THE EXERCISE -> Begin the copy with the line that contains "Output the Python" and end it with the line that contains "W, H = 1159, 398". Print these lines exactly and omit all pictures.

DATA SHOWN ->
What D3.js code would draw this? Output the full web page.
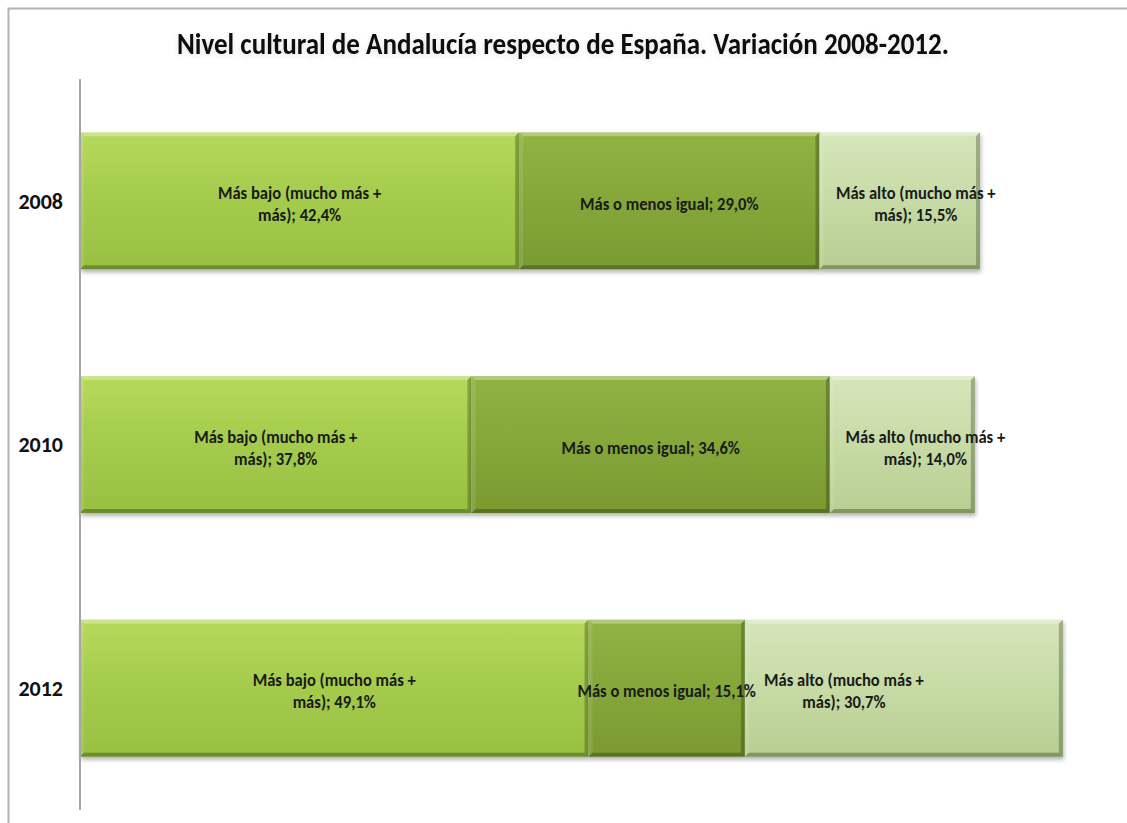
--
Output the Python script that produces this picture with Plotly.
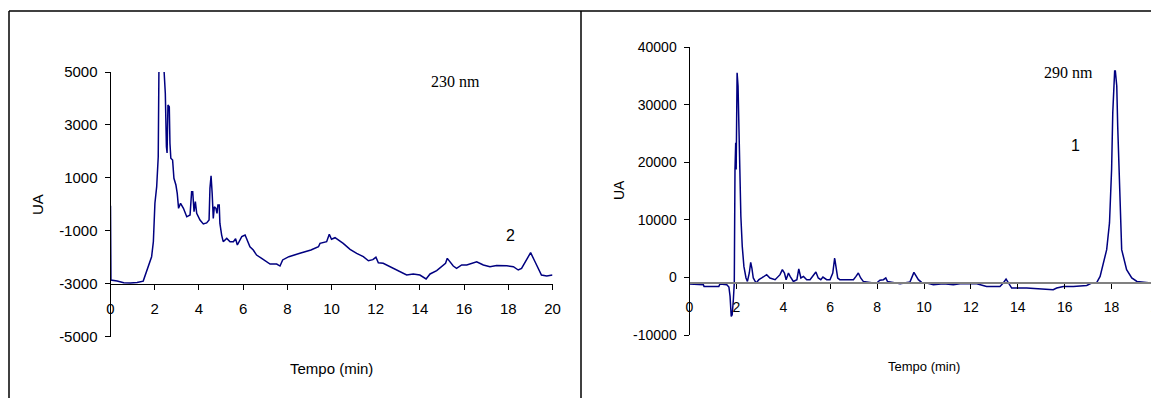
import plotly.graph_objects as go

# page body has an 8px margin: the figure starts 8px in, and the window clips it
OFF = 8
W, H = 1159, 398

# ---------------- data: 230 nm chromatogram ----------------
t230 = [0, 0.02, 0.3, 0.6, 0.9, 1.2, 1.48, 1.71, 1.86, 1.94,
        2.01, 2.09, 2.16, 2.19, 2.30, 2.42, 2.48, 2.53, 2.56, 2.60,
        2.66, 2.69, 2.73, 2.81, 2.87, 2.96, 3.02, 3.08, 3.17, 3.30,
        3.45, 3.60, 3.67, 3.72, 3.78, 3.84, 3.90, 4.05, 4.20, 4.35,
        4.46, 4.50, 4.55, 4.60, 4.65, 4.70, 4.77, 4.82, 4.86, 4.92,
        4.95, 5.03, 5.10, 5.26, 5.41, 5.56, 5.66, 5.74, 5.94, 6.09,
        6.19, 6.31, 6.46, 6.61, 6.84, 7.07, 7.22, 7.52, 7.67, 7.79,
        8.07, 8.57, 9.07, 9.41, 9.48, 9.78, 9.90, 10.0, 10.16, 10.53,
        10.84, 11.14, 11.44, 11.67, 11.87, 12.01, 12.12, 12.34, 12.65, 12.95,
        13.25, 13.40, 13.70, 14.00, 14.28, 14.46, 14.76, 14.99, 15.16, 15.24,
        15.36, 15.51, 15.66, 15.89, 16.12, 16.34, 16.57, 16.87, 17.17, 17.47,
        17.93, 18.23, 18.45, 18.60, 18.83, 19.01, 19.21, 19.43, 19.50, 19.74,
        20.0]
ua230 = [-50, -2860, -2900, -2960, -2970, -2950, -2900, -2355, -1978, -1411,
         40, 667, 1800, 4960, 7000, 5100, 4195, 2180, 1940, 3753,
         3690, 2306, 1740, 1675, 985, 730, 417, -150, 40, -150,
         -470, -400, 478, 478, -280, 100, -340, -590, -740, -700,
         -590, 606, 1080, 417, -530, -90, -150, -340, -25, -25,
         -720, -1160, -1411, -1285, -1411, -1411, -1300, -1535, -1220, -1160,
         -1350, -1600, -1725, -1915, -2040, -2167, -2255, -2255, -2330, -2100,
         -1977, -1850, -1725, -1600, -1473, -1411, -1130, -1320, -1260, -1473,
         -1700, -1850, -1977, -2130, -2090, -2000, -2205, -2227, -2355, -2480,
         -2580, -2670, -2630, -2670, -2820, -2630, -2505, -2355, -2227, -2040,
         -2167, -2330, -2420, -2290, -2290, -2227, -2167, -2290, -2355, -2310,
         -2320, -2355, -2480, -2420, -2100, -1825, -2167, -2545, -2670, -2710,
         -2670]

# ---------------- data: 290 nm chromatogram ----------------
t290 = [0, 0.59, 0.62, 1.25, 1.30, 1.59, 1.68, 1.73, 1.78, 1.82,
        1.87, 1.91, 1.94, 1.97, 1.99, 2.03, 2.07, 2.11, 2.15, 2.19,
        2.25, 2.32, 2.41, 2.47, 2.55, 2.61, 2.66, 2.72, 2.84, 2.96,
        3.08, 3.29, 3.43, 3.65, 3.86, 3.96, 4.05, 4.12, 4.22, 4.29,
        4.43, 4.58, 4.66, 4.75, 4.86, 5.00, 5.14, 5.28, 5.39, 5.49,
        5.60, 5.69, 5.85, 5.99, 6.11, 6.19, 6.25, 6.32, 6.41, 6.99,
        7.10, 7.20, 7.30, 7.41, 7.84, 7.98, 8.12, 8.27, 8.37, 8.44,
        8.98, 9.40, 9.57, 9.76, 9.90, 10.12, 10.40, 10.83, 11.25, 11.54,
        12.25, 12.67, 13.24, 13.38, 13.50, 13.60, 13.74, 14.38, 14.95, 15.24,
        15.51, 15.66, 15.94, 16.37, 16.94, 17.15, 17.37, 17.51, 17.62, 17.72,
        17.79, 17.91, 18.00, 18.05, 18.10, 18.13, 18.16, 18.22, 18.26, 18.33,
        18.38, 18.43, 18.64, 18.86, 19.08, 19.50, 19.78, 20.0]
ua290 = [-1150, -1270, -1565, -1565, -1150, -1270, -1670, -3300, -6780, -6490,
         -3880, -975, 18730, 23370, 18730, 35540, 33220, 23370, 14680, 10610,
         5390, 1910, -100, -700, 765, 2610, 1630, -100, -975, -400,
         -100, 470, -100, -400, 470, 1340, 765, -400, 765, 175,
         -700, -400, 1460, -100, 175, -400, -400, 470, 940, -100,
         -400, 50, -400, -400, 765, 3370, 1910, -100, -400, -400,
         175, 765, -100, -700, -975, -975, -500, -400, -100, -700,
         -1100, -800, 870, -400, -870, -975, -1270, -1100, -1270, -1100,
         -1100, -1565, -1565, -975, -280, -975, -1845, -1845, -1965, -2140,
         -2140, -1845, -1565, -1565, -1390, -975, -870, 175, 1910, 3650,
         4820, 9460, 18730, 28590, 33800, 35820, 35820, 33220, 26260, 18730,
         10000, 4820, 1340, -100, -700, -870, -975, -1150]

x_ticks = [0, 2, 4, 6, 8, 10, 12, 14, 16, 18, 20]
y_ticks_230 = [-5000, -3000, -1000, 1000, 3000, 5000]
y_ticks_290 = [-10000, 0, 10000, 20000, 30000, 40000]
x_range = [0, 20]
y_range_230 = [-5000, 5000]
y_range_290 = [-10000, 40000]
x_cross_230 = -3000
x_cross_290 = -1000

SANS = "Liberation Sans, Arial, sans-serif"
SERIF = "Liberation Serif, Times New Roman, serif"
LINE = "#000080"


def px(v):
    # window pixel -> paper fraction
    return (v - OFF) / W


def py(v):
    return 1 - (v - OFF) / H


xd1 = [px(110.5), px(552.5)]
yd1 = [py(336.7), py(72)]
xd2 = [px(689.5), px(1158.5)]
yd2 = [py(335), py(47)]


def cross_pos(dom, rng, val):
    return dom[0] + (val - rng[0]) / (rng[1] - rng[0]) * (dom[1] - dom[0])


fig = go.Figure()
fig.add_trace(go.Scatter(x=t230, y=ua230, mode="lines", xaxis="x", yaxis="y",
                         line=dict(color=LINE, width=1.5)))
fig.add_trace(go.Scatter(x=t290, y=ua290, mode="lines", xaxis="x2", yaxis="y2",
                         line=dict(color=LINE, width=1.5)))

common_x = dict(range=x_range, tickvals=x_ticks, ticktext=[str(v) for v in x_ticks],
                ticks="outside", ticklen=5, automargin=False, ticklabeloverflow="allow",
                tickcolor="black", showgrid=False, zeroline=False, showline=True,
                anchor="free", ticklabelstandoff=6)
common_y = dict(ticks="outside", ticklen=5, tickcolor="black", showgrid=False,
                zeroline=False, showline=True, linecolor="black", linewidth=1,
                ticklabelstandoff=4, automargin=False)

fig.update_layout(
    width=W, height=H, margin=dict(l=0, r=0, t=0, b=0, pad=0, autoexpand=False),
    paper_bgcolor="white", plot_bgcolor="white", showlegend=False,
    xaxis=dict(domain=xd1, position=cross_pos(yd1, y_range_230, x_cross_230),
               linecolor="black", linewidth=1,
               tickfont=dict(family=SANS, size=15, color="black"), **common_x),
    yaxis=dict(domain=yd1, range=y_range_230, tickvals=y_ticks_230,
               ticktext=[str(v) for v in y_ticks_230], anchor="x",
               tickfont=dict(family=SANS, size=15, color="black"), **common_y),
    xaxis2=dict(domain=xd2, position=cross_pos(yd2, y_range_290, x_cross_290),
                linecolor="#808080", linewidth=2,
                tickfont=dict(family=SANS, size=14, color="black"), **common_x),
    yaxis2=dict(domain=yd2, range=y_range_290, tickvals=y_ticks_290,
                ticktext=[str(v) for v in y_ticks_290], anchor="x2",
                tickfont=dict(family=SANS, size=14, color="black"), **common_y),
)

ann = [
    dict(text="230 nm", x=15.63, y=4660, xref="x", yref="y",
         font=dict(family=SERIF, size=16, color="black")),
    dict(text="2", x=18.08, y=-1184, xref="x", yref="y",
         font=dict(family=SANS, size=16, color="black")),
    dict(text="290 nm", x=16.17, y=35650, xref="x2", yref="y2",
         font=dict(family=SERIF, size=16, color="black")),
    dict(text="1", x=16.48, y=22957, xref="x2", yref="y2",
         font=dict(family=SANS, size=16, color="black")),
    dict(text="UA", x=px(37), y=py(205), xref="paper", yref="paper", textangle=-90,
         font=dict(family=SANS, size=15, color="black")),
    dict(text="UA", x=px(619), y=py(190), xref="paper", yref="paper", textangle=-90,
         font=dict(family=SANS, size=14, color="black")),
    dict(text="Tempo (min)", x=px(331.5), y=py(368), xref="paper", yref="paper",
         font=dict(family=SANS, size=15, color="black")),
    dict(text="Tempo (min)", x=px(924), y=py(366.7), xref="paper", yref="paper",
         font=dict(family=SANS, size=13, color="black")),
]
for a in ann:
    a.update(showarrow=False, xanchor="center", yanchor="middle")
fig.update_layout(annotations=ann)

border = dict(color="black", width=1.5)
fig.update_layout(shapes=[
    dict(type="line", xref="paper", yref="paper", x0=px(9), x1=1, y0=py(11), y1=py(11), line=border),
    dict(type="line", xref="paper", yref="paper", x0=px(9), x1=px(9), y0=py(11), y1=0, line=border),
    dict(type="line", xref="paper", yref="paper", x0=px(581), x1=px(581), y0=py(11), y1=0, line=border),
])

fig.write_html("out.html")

SOLUTION TO THIS EXERCISE ->
Output the Python script that produces this picture with Plotly.
import plotly.graph_objects as go

# page body has an 8px margin: the figure starts 8px in, and the window clips it
OFF = 8
W, H = 1159, 398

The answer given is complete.